“Annulla la condanna limitatamente al reato di cui all’art. 416 bis e dispone sul punto il rinvio dinanzi alla Corte d’appello di Reggio Calabria, eventualmente anche per il trattamento sanzionatorio”. Alle nove di ieri sera la Cassazione ha deciso che per capire se l’avvocato barcellonese Rosario Pio Cattafi è stato un mafioso dagli anni ’70 fino al 2000 ci vorrà ancora un altro processo.
È una sentenza complessa quella esitata, dopo una lunga camera di consiglio, per il troncone dell’operazione antimafia “Gotha 3” che riguardava oltre a Cattafi anche il boss per lungo tempo al vertice della “famiglia” Giovanni Rao, e il “cassiere” di Cosa nostra barcellonese Giuseppe Isgrò.
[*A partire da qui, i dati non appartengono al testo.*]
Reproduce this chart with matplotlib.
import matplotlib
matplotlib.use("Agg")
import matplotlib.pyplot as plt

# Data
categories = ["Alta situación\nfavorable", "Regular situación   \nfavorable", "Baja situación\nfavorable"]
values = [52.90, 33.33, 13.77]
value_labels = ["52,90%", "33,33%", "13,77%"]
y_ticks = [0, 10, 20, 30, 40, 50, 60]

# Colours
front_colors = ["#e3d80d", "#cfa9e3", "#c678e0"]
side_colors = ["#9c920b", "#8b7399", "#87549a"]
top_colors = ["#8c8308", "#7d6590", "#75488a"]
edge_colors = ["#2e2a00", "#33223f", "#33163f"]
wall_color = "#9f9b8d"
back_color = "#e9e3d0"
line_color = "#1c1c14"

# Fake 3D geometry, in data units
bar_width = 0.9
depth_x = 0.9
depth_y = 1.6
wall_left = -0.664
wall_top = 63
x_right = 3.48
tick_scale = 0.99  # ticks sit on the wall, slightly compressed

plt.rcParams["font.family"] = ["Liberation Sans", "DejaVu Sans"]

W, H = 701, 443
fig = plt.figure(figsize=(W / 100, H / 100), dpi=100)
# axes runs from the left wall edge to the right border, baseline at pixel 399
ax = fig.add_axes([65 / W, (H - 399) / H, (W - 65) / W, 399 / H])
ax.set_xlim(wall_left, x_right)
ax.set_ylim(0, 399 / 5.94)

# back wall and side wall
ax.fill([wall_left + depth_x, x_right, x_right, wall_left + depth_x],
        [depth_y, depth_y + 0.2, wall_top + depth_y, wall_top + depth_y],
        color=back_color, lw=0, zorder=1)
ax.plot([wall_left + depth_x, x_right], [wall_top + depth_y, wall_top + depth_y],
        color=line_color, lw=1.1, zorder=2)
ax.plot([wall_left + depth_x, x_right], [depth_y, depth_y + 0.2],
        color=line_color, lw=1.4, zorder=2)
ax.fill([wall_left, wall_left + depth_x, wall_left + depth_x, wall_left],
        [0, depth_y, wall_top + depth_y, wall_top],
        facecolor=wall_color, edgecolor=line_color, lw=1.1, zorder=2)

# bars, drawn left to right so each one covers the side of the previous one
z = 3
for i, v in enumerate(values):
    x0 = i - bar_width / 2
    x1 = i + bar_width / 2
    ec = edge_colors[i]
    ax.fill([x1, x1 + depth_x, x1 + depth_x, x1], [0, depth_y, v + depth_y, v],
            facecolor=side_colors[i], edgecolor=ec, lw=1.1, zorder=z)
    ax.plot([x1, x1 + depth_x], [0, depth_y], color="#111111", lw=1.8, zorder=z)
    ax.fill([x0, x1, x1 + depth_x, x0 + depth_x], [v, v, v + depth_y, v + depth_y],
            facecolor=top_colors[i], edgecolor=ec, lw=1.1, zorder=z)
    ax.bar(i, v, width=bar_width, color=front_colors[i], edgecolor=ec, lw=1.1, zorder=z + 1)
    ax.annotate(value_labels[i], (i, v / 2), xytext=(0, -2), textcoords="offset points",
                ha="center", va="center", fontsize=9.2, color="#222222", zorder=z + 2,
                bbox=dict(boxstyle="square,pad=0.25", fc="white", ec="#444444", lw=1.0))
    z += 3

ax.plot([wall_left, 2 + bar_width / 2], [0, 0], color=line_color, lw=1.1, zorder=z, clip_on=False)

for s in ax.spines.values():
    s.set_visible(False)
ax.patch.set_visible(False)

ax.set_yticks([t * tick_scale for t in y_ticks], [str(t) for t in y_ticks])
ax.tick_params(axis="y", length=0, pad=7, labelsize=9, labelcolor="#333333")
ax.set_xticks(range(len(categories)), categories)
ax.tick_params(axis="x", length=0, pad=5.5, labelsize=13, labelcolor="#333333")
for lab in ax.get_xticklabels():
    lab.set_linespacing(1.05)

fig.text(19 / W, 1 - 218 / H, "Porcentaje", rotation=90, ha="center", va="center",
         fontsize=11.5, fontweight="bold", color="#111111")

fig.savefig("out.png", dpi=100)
Per loro due, con il rigetto dei ricorsi difensivi, le condanne d’appello decise a Messina nel novembre del 2015 diventano definitive: 5 anni e 8 mesi per Rao, 7 anni e 6 mesi per Isgrò.
Ma torniamo a Cattafi. I giudici della V sezione penale hanno intanto dichiarato inammissibile il ricorso della Procura generale. E questo significa che cade definitivamente il ruolo di “capo” della mafia barcellonese che gli era stato attribuito dall’accusa. Poi hanno stabilito che bisogna rifare tutto in relazione alla condanna decisa dalla Corte d’appello di Messina per la sua appartenenza all’associazione mafiosa barcellonese solo fino al 2000, statuendo cioé che dopo quella data non c’erano elementi sufficienti a supporto dell’accusa. In appello, a Messina, la condanna era stata ridotta a 7 anni rispetto ai 12 inflitti in primo grado nel dicembre 2013. E i giudici di secondo grado avevano rapportato la condanna per la sua appartenenza a Cosa nostra barcellonese solo fino all’anno 2000, non oltre.
Altro passaggio della sentenza-Cattafi. La Cassazione con la sua decisione (“... limitatamente al reato di cui all’art. 416 bis...”), ha reso definitiva la “parte” di condanna che è stata comminata a Cattafi per l’altro capo d’imputazione contestato in “Gotha 3”, cioé la calunnia a danno dell’avvocato Fabio Repici e del collaboratore di giustizia Carmelo Bisognano. Accanto alle accuse della prima ora s’era infatti aggiunta in corso d’opera una contestazione suppletiva, in relazione a un esposto presentato nel luglio 2011, a un verbale di sommarie informazioni rese ai Ros nell’ottobre 2011, e infine a un interrogatorio del luglio 2012; atti in cui accusò falsamente Repici di aver determinato la collaborazione di Bisognano, per indurre l’ex capo dei Mazzarroti a rilasciare dichiarazioni accusatorie nei suoi confronti.
In Cassazione il boss Bisognano e Repici erano parte civile, rappresentati dall’avvocato Mariella Cicero, mentre l’avvocato Ugo Colonna rappresentava come parte civile il Comune di Mazzarrà S. Andrea. Nella difesa invece sono intervenuti gli avvocati Salvatore Silvestro e Giovambattista Freni (per Cattafi), Tommaso Autru Ryolo e Pinuccio Calabrò (per Rao), Giuseppe Lo Presti e Luisella Mancuso (per Isgrò).